Un exemplaire du constat d’état des lieux et, le cas échéant, de l’inventaire du mobilier est remis à chacune des parties.

Il en sera fait de même à l’expiration ou à la levée de la réquisition. Le cas échéant, l’acte par lequel les parties sont convenues du maintien de certains équipements ou installations sur le terrain et des conditions financières de ce maintien4 est annexé au constat d’état des lieux.

À défaut, les dommages au terrain ou au bâtiment qui pourraient être constatés à l’issue de la réquisition sont, à défaut de preuve contraire, présumés avoir été occasionnés par le bénéficiaire de celle-ci.

Remise en état (article 11)

Si le terrain ou le bâtiment n’a pas été remis dans son état d’origine, ou dans celui qui devrait résulter de la convention5, à l’expiration ou à la levée de la réquisition, le propriétaire et, le cas échéant, les locataires, fermiers, titulaires de droits d’emphytéose, d’habitation ou d’usage et bénéficiaires de servitudes, mettent en demeure le bénéficiaire de la réquisition de procéder à cette remise en état par lettre recommandée avec demande d’avis de réception.
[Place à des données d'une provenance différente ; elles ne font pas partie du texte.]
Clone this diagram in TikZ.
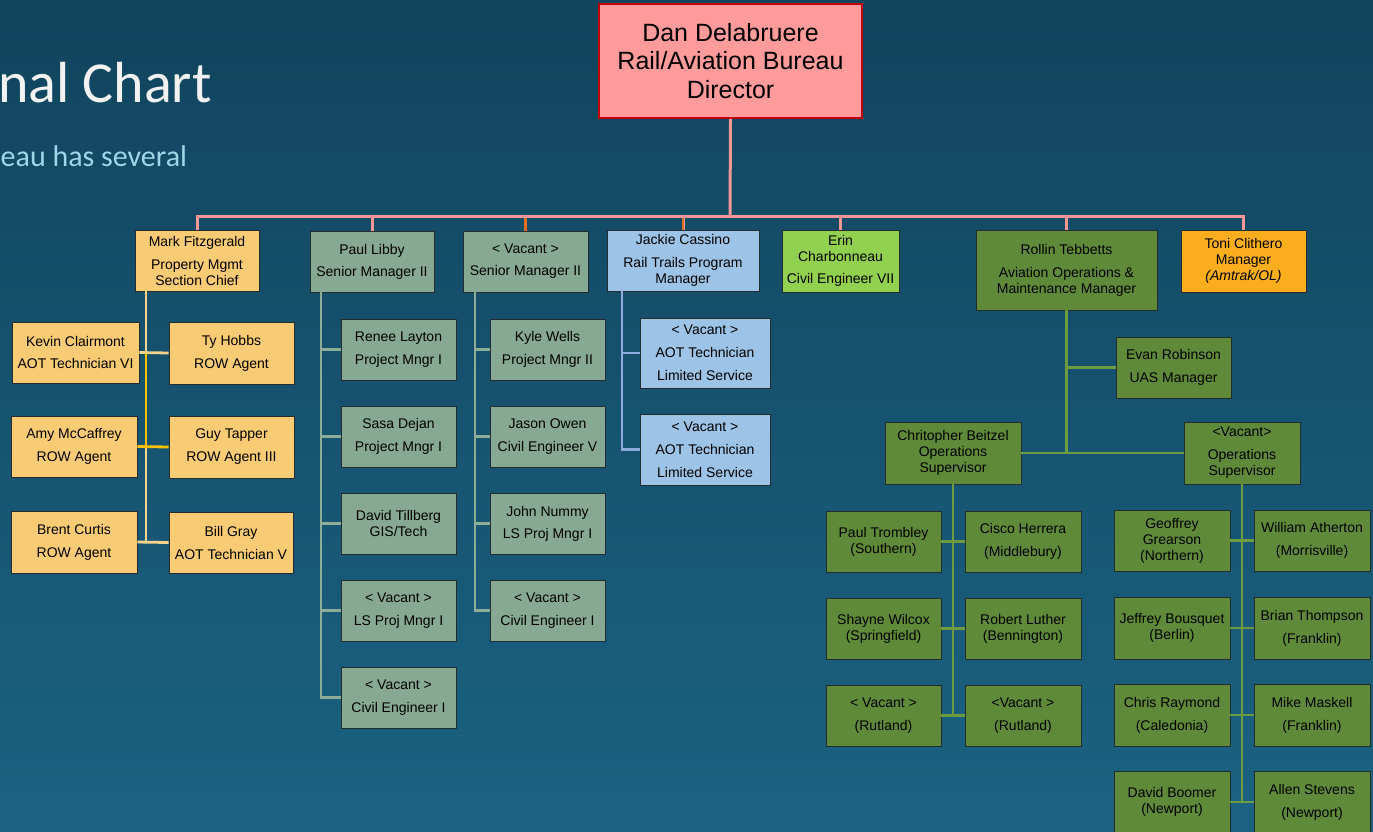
\documentclass[tikz,border=0pt]{standalone}
\usepackage{fontspec}
\setmainfont{Liberation Sans}
\newfontfamily\titlefont{Carlito}
\definecolor{bgtop}{RGB}{17,68,93}
\definecolor{bgbot}{RGB}{27,98,130}
\definecolor{pinkln}{RGB}{242,150,150}
\definecolor{orangeln}{RGB}{226,110,35}
\definecolor{dirfill}{RGB}{255,155,155}
\definecolor{dirborder}{RGB}{192,0,0}
\definecolor{yfill}{RGB}{248,203,116}
\definecolor{yline}{RGB}{247,211,140}
\definecolor{goldln}{RGB}{255,192,0}
\definecolor{gfill}{RGB}{135,168,146}
\definecolor{gline}{RGB}{140,174,152}
\definecolor{bfill}{RGB}{157,195,230}
\definecolor{bline}{RGB}{143,170,220}
\definecolor{lgfill}{RGB}{146,208,80}
\definecolor{dgfill}{RGB}{95,138,58}
\definecolor{dgline}{RGB}{108,155,64}
\definecolor{ofill}{RGB}{250,174,30}
\definecolor{boxline}{RGB}{35,45,45}
\definecolor{titlecol}{RGB}{242,242,242}
\definecolor{subcol}{RGB}{160,214,232}
\tikzset{
  basebox/.style={draw=boxline, line width=0.8pt, inner sep=0pt, align=center,
    font=\fontsize{14}{16}\selectfont, text=black},
  dirbox/.style={fill=dirfill, draw=dirborder, line width=2pt, inner sep=0pt, align=center,
    font=\fontsize{25}{28.5}\selectfont, text=black},
  ybox/.style={basebox, fill=yfill},
  gbox/.style={basebox, fill=gfill},
  bbox/.style={basebox, fill=bfill},
  lgbox/.style={basebox, fill=lgfill},
  dgbox/.style={basebox, fill=dgfill},
  obox/.style={basebox, fill=ofill},
  conn/.style={line width=2.8pt},
  pinkconn/.style={conn, draw=pinkln, line width=3pt},
  orangeconn/.style={conn, draw=orangeln},
  yconn/.style={conn, draw=yline},
  goldconn/.style={conn, draw=goldln},
  gconn/.style={conn, draw=gline},
  bconn/.style={conn, draw=bline},
  dgconn/.style={conn, draw=dgline},
}
\newcommand{\orgbox}[7]{\node[#6, minimum width={#4-#2}, minimum height={#5-#3}] (#1) at ({(#2+#4)/2},{(#3+#5)/2}) {#7};}
\begin{document}
\begin{tikzpicture}[x=1pt,y=-1pt]
\useasboundingbox (0,0) rectangle (1373,831);
\clip (0,0) rectangle (1373,831);
\shade[top color=bgtop, bottom color=bgbot] (0,0) rectangle (1373,831);

% title
\node[anchor=base west, inner sep=0pt, text=titlecol, font=\titlefont\fontsize{58}{58}\selectfont] (title) at (-2,102) {nal Chart};
\node[anchor=base west, inner sep=0pt, text=subcol, font=\titlefont\fontsize{30}{30}\selectfont] (subtitle) at (0.5,166) {eau has several};

% director
\orgbox{dir}{599}{4}{862}{118}{dirbox}{Dan Delabruere\\Rail/Aviation Bureau\\Director}

% level 1
\orgbox{mark}{135}{230}{259}{291}{ybox}{Mark Fitzgerald\\[7pt]Property Mgmt\\Section Chief}
\orgbox{paul}{310}{231}{434}{292}{gbox}{Paul Libby\\[6pt]Senior Manager II}
\orgbox{vsm}{463}{231}{588}{292}{gbox}{< Vacant >\\[6pt]Senior Manager II}
\orgbox{jackie}{607}{230}{759}{291}{bbox}{Jackie Cassino\\[7pt]Rail Trails Program\\Manager}
\orgbox{erin}{782}{230}{899}{292}{lgbox}{Erin\\Charbonneau\\[6pt]Civil Engineer VII}
\orgbox{rollin}{976}{230}{1157}{310}{dgbox}{Rollin Tebbetts\\[7pt]Aviation Operations \&\\Maintenance Manager}
\orgbox{toni}{1181}{230}{1306}{292}{obox}{Toni Clithero\\Manager\\\textit{(Amtrak/OL)}}

% Mark group
\orgbox{kevin}{12}{322}{139}{383}{ybox}{Kevin Clairmont\\[6pt]AOT Technician VI}
\orgbox{ty}{169}{322}{294}{384}{ybox}{Ty Hobbs\\[7pt]ROW Agent}
\orgbox{amy}{11}{416}{137}{477}{ybox}{Amy McCaffrey\\[7pt]ROW Agent}
\orgbox{guy}{169}{416}{294}{478}{ybox}{Guy Tapper\\[7pt]ROW Agent III}
\orgbox{brent}{11}{511}{137}{573}{ybox}{Brent Curtis\\[7pt]ROW Agent}
\orgbox{bill}{169}{512}{293}{573}{ybox}{Bill Gray\\[7pt]AOT Technician V}

% Paul group
\orgbox{renee}{341}{319}{456}{380}{gbox}{Renee Layton\\[7pt]Project Mngr I}
\orgbox{sasa}{341}{406}{456}{467}{gbox}{Sasa Dejan\\[7pt]Project Mngr I}
\orgbox{tillberg}{341}{493}{456}{554}{gbox}{David Tillberg\\GIS/Tech}
\orgbox{pvone}{341}{580}{456}{641}{gbox}{< Vacant >\\[7pt]LS Proj Mngr I}
\orgbox{pvtwo}{341}{667}{456}{728}{gbox}{< Vacant >\\[7pt]Civil Engineer I}

% Vacant SM group
\orgbox{kyle}{490}{319}{605}{380}{gbox}{Kyle Wells\\[7pt]Project Mngr II}
\orgbox{jason}{490}{406}{605}{467}{gbox}{Jason Owen\\[7pt]Civil Engineer V}
\orgbox{nummy}{490}{493}{605}{554}{gbox}{John Nummy\\[6pt]LS Proj Mngr I}
\orgbox{vvone}{490}{580}{605}{641}{gbox}{< Vacant >\\[7pt]Civil Engineer I}

% Jackie group
\orgbox{jvone}{640}{318}{770}{388}{bbox}{< Vacant >\\[7pt]AOT Technician\\[7pt]Limited Service}
\orgbox{jvtwo}{640}{414}{770}{485}{bbox}{< Vacant >\\[7pt]AOT Technician\\[7pt]Limited Service}

% Rollin group
\orgbox{evan}{1116}{337}{1231}{398}{dgbox}{Evan Robinson\\[7pt]UAS Manager}
\orgbox{beitzel}{885}{422}{1021}{484}{dgbox}{Chritopher Beitzel\\Operations\\Supervisor}
\orgbox{vos}{1184}{422}{1300}{484}{dgbox}{<Vacant>\\[7pt]Operations\\Supervisor}

\orgbox{trombley}{826}{511}{941}{572}{dgbox}{Paul Trombley\\(Southern)}
\orgbox{cisco}{965}{511}{1081}{572}{dgbox}{Cisco Herrera\\[7pt](Middlebury)}
\orgbox{shayne}{826}{598}{941}{659}{dgbox}{Shayne Wilcox\\(Springfield)}
\orgbox{luther}{965}{598}{1081}{659}{dgbox}{Robert Luther\\(Bennington)}
\orgbox{rutone}{826}{685}{941}{746}{dgbox}{< Vacant >\\[7pt](Rutland)}
\orgbox{ruttwo}{965}{685}{1081}{746}{dgbox}{<Vacant >\\[7pt](Rutland)}

\orgbox{geoffrey}{1114}{510}{1230}{571}{dgbox}{Geoffrey\\Grearson\\(Northern)}
\orgbox{atherton}{1254}{510}{1370}{571}{dgbox}{William Atherton\\[7pt](Morrisville)}
\orgbox{bousquet}{1114}{597}{1230}{659}{dgbox}{Jeffrey Bousquet\\(Berlin)}
\orgbox{thompson}{1254}{597}{1370}{659}{dgbox}{Brian Thompson\\[7pt](Franklin)}
\orgbox{raymond}{1114}{684}{1230}{746}{dgbox}{Chris Raymond\\[7pt](Caledonia)}
\orgbox{maskell}{1254}{684}{1370}{746}{dgbox}{Mike Maskell\\[7pt](Franklin)}
\orgbox{boomer}{1114}{771}{1230}{833}{dgbox}{David Boomer\\(Newport)}
\orgbox{stevens}{1254}{771}{1370}{833}{dgbox}{Allen Stevens\\[7pt](Newport)}

% ---- connectors
\coordinate (bus) at (730,216);
\draw[pinkconn] (dir.south) -- (bus);
\foreach \n in {mark,paul,vsm,jackie,erin,rollin,toni}{
  \draw[pinkconn] (\n.north) |- (bus);
}
\draw[orangeconn, shorten >=1.5pt] (vsm.north) -- (vsm.north |- bus);
\draw[orangeconn, shorten >=1.5pt] (jackie.north) -- (jackie.north |- bus);

% Mark
\coordinate (mt) at (146,291);
\draw[yconn] (mt) -- (mt |- brent.east);
\draw[yconn] (kevin.east) -- (ty.west);
\draw[yconn] (brent.east) -- (bill.west);
\draw[goldconn] (mt |- kevin.east) -- (mt |- amy.east);
\draw[goldconn] (amy.east) -- (guy.west);

% Paul
\coordinate (pt) at (321,292);
\draw[gconn] (pt) |- (pvtwo.west);
\foreach \n in {renee,sasa,tillberg,pvone}{
  \draw[gconn] (pt |- \n.west) -- (\n.west);
}
% Vacant SM
\coordinate (vt) at (475,292);
\draw[gconn] (vt) |- (vvone.west);
\foreach \n in {kyle,jason,nummy}{
  \draw[gconn] (vt |- \n.west) -- (\n.west);
}
% Jackie
\coordinate (jt) at (622,291);
\draw[bconn] (jt) |- (jvtwo.west);
\draw[bconn] (jt |- jvone.west) -- (jvone.west);

% Rollin
\draw[dgconn] (rollin.south) -- (rollin.south |- beitzel.east);
\draw[dgconn] (rollin.south |- evan.west) -- (evan.west);
\draw[dgconn] (beitzel.east) -- (vos.west);

% Beitzel
\draw[dgconn] (beitzel.south) -- (beitzel.south |- rutone.east);
\draw[dgconn] (trombley.east) -- (cisco.west);
\draw[dgconn] (shayne.east) -- (luther.west);
\draw[dgconn] (rutone.east) -- (ruttwo.west);

% Vacant OS
\draw[dgconn] (vos.south) -- (vos.south |- boomer.east);
\draw[dgconn] (geoffrey.east) -- (atherton.west);
\draw[dgconn] (bousquet.east) -- (thompson.west);
\draw[dgconn] (raymond.east) -- (maskell.west);
\draw[dgconn] (boomer.east) -- (stevens.west);
\end{tikzpicture}
\end{document}
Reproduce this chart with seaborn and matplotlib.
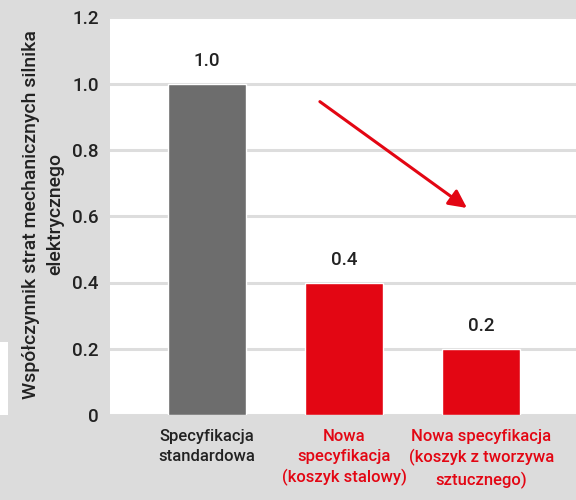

Le juge de l’expropriation peut être saisi du litige à défaut de remise en état par le bénéficiaire dans le délai d’un mois suivant la réception de cette mise en demeure.

Entrée en vigueur

Conformément au droit commun, le texte est entré en vigueur le lendemain de sa publication, soit le 16 mai 2019. Il ne reste plus qu’à attendre la publication des arrêtés préfectoraux.

Notes de bas de pages

  • 1.
    Pour une présentation de la loi ELAN, v. Battistini P., La loi ELAN décryptée pour les professionnels de l’immobilier, 15 fiches pour appréhender les nouveautés majeures de cette réforme, 2019, Gualino, Droit en Poche ; Battistini P., Logement social, Construction, Urbanisme… ce que change la loi ELAN, 21 fiches pour décrypter la réforme, 2019, Gualino, Droit en Poche.
  • 2.
    JO, 15 mai 2019, n° 25.
  • 3.
    En application du 5° de l’article R. 311-2 du Code de justice administrative.
  • 4.
    En application du quatrième alinéa du IV de l’article 13-1 de la loi du 26 mars 2018.
  • 5.
    En application du quatrième alinéa du IV de l’article 13-1 de la loi du 26 mars 2018.